Transcribe only the part of the material below that begins at the line containing "Recreate this image" and ends at the line containing "from matplotlib.ticker import", with both kept and images left out.

▸ **RECORDS PROVIDED**:
==========

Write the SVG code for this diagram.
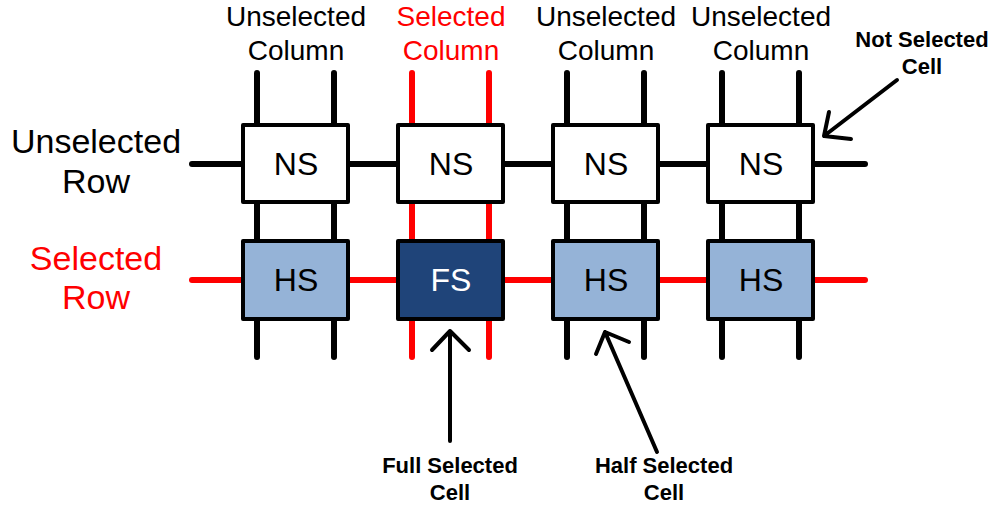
<svg xmlns="http://www.w3.org/2000/svg" width="995" height="507" viewBox="0 0 995 507">
<style>
text{font-family:"Liberation Sans",Arial,sans-serif;text-anchor:middle}
.hdr{font-size:28px}
.lbl{font-size:34px}
.cell{font-size:32px}
.ann{font-size:22px;font-weight:bold}
.red{fill:#FF0000}
.wire{stroke-width:6;stroke-linecap:round;fill:none}
.bk{stroke:#000}
.rd{stroke:#FF0000}
.box{stroke:#000;stroke-width:4;stroke-linejoin:round}
.ns{fill:#FFFFFF}
.hs{fill:#95B3D7}
.fs{fill:#1F4479}
.arr{stroke:#000;stroke-width:4;fill:none;stroke-linecap:round;stroke-linejoin:round}
</style>
<g id="labels">
<text class="hdr" x="296" y="26">Unselected</text>
<text class="hdr" x="296" y="60">Column</text>
<text class="hdr red" x="451" y="26">Selected</text>
<text class="hdr red" x="451" y="60">Column</text>
<text class="hdr" x="606" y="26">Unselected</text>
<text class="hdr" x="606" y="60">Column</text>
<text class="hdr" x="761" y="26">Unselected</text>
<text class="hdr" x="761" y="60">Column</text>
<text class="lbl" x="96" y="153">Unselected</text>
<text class="lbl" x="96" y="193">Row</text>
<text class="lbl red" x="96" y="270">Selected</text>
<text class="lbl red" x="96" y="309">Row</text>
</g>
<g id="connectors">
<line class="wire bk" x1="192" y1="164" x2="865" y2="164"/>
<line class="wire rd" x1="192" y1="280" x2="865" y2="280"/>
<line class="wire bk" x1="257" y1="73" x2="257" y2="357"/>
<line class="wire bk" x1="334" y1="73" x2="334" y2="357"/>
<line class="wire rd" x1="412" y1="73" x2="412" y2="357"/>
<line class="wire rd" x1="489" y1="73" x2="489" y2="357"/>
<line class="wire bk" x1="567" y1="73" x2="567" y2="357"/>
<line class="wire bk" x1="644" y1="73" x2="644" y2="357"/>
<line class="wire bk" x1="722" y1="73" x2="722" y2="357"/>
<line class="wire bk" x1="799" y1="73" x2="799" y2="357"/>
<path class="arr" d="M897 80 L824 136 M829 112 L824 136 L851 139"/>
<path class="arr" d="M450 441 L450 331 M432 350 L450 331 L469 350"/>
<path class="arr" d="M657 452 L605 332 M596 354 L605 332 L629 342"/>
</g>
<g id="cell-ns1"><rect class="box ns" x="243" y="125" width="105" height="77"/><text class="cell" x="296" y="175">NS</text></g>
<g id="cell-ns2"><rect class="box ns" x="398" y="125" width="105" height="77"/><text class="cell" x="451" y="175">NS</text></g>
<g id="cell-ns3"><rect class="box ns" x="553" y="125" width="105" height="77"/><text class="cell" x="606" y="175">NS</text></g>
<g id="cell-ns4"><rect class="box ns" x="708" y="125" width="105" height="77"/><text class="cell" x="761" y="175">NS</text></g>
<g id="cell-hs1"><rect class="box hs" x="243" y="241" width="105" height="78"/><text class="cell" x="296" y="291">HS</text></g>
<g id="cell-fs"><rect class="box fs" x="398" y="241" width="105" height="78"/><text class="cell" x="451" y="291" fill="#FFFFFF">FS</text></g>
<g id="cell-hs2"><rect class="box hs" x="553" y="241" width="105" height="78"/><text class="cell" x="606" y="291">HS</text></g>
<g id="cell-hs3"><rect class="box hs" x="708" y="241" width="105" height="78"/><text class="cell" x="761" y="291">HS</text></g>
<g id="annotations">
<text class="ann" x="922" y="47">Not Selected</text>
<text class="ann" x="922" y="74">Cell</text>
<text class="ann" x="450" y="473">Full Selected</text>
<text class="ann" x="450" y="500">Cell</text>
<text class="ann" x="664" y="473">Half Selected</text>
<text class="ann" x="664" y="500">Cell</text>
</g>
</svg>
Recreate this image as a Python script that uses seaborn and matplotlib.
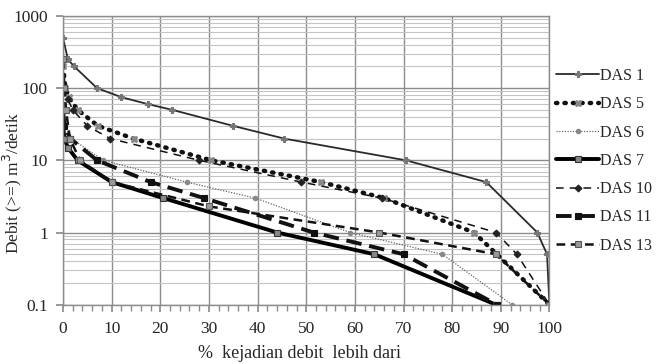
import matplotlib
matplotlib.use("Agg")
import matplotlib.pyplot as plt
import seaborn as sns
import pandas as pd
from matplotlib.ticker import FixedLocator, MultipleLocator, LogLocator, NullFormatter

# ---- data ----
das1_x = [0, 1, 2.3, 7, 12, 17.5, 22.5, 35, 45.5, 70.5, 87, 97.5, 99.5, 100]
das1_y = [500, 250, 200, 100, 75, 60, 50, 30, 20, 10, 5, 1, 0.5, 0.1]

das5_x = [0, 0.5, 1.2, 3, 7.2, 14.5, 30.5, 53, 66, 84.5, 100]
das5_y = [200, 100, 75, 50, 30, 20, 10, 5, 3, 1, 0.1]

das6_x = [0, 0.5, 1.7, 8.3, 25.4, 39.5, 59, 78, 92.3]
das6_y = [60, 30, 20, 10, 5, 3, 1, 0.5, 0.1]

das7_x = [0, 0.3, 1, 3, 10, 20.6, 44, 64, 89]
das7_y = [30, 20, 15, 10, 5, 3, 1, 0.5, 0.1]

das10_x = [0, 0.3, 1, 2, 5, 9.7, 28, 49, 65.5, 89, 93.3, 100]
das10_y = [250, 100, 70, 50, 30, 20, 10, 5, 3, 1, 0.5, 0.1]

das11_x = [0, 0.3, 1.5, 7, 18, 29, 51.5, 70, 89.2]
das11_y = [50, 30, 20, 10, 5, 3, 1, 0.5, 0.1]

das13_x = [0, 0.3, 0.6, 1.4, 3.5, 10, 30, 65, 89, 100]
das13_y = [250, 100, 50, 20, 10, 5, 2.3, 1, 0.5, 0.1]

series_names = ["DAS 1", "DAS 5", "DAS 6", "DAS 7", "DAS 10", "DAS 11", "DAS 13"]
xticks = [0, 10, 20, 30, 40, 50, 60, 70, 80, 90, 100]
yticks = [0.1, 1, 10, 100, 1000]
ytick_labels = ["0.1", "1", "10", "100", "1000"]

series = {
    "DAS 1": (das1_x, das1_y),
    "DAS 5": (das5_x, das5_y),
    "DAS 6": (das6_x, das6_y),
    "DAS 7": (das7_x, das7_y),
    "DAS 10": (das10_x, das10_y),
    "DAS 11": (das11_x, das11_y),
    "DAS 13": (das13_x, das13_y),
}

sns.set_theme(style="white")
plt.rcParams["font.family"] = ["Liberation Serif", "DejaVu Serif"]

styles = {
    "DAS 1": dict(color="#2a2a2a", lw=1.3, ls="-", marker="P", ms=4,
                  mfc="#777777", mec="#777777"),
    "DAS 5": dict(color="#111111", lw=3.2, ls=(0, (0.3, 1.6)), marker="X", ms=5,
                  mfc="#888888", mec="#888888", dash_capstyle="round"),
    "DAS 6": dict(color="#666666", lw=0.9, ls=(0, (1, 1.2)), marker="o", ms=3.2,
                  mfc="#888888", mec="#888888"),
    "DAS 7": dict(color="#000000", lw=2.8, ls="-", marker="s", ms=4.5,
                  mfc="#888888", mec="#333333"),
    "DAS 10": dict(color="#111111", lw=1.1, ls=(0, (5, 4)), marker="D", ms=3.5,
                   mfc="#222222", mec="#222222"),
    "DAS 11": dict(color="#111111", lw=2.8, ls=(0, (4, 2)), marker="s", ms=4.5,
                   mfc="#111111", mec="#111111"),
    "DAS 13": dict(color="#111111", lw=1.8, ls=(0, (3.5, 2.2)), marker="s", ms=4.5,
                   mfc="#999999", mec="#555555"),
}

fig = plt.figure(figsize=(6.6, 3.64), dpi=100)
ax = fig.add_axes([0.0955, 0.163, 0.737, 0.793])

handles = []
for name in series_names:
    xs, ys = series[name]
    df = pd.DataFrame({"x": xs, "y": ys})
    st = styles[name]
    sns.lineplot(data=df, x="x", y="y", ax=ax, sort=False, estimator=None,
                 color=st["color"], linewidth=st["lw"], linestyle=st["ls"],
                 marker=st["marker"], markersize=st["ms"],
                 markerfacecolor=st["mfc"], markeredgecolor=st["mec"],
                 markeredgewidth=0.8, label=name, legend=False)
    ln = ax.get_lines()[-1]
    if "dash_capstyle" in st:
        ln.set_dash_capstyle(st["dash_capstyle"])
    handles.append(ln)

ax.set_yscale("log")
ax.set_xlim(0, 100)
ax.set_ylim(0.1, 1000)
ax.xaxis.set_major_locator(FixedLocator(xticks))
ax.xaxis.set_minor_locator(MultipleLocator(2))
ax.yaxis.set_major_locator(FixedLocator(yticks))
ax.set_yticklabels(ytick_labels)
ax.yaxis.set_minor_locator(LogLocator(base=10, subs=range(2, 10)))
ax.yaxis.set_minor_formatter(NullFormatter())

ax.grid(which="major", axis="both", color="#8c8c8c", lw=1.0)
ax.grid(which="minor", axis="y", color="#c4c4c4", lw=0.8)
ax.set_axisbelow(True)

for side in ["top", "right", "left", "bottom"]:
    ax.spines[side].set_color("#8c8c8c")
    ax.spines[side].set_linewidth(1.0)

ax.tick_params(axis="x", which="major", direction="out", length=5, color="#8c8c8c",
               labelsize=12.5, pad=7, bottom=True)
ax.tick_params(axis="x", which="minor", direction="out", length=4, color="#8c8c8c",
               bottom=True)
ax.tick_params(axis="y", which="major", direction="out", length=5, color="#8c8c8c",
               labelsize=12.5, pad=6, left=True)
ax.tick_params(axis="y", which="minor", length=0)

ax.set_xlabel("%  kejadian debit  lebih dari", fontsize=13)
ax.set_ylabel("Debit (>=) m$^3$/detik", fontsize=12.5)
ax.xaxis.set_label_coords(0.486, -0.138)
ax.yaxis.set_label_coords(-0.08, 0.42)

fig.legend(handles=handles, labels=series_names, loc="upper left",
           bbox_to_anchor=(0.838, 0.822), frameon=False, fontsize=11.5,
           handlelength=2.7, handletextpad=0.05, labelspacing=0.77,
           borderaxespad=0, borderpad=0.2)

fig.savefig("out.png", dpi=100)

==========

▸ **COMPLETE OUTPUT**:
Recreate this image as a Python script that uses seaborn and matplotlib.
import matplotlib
matplotlib.use("Agg")
import matplotlib.pyplot as plt
import seaborn as sns
import pandas as pd
from matplotlib.ticker import FixedLocator, MultipleLocator, LogLocator, NullFormatter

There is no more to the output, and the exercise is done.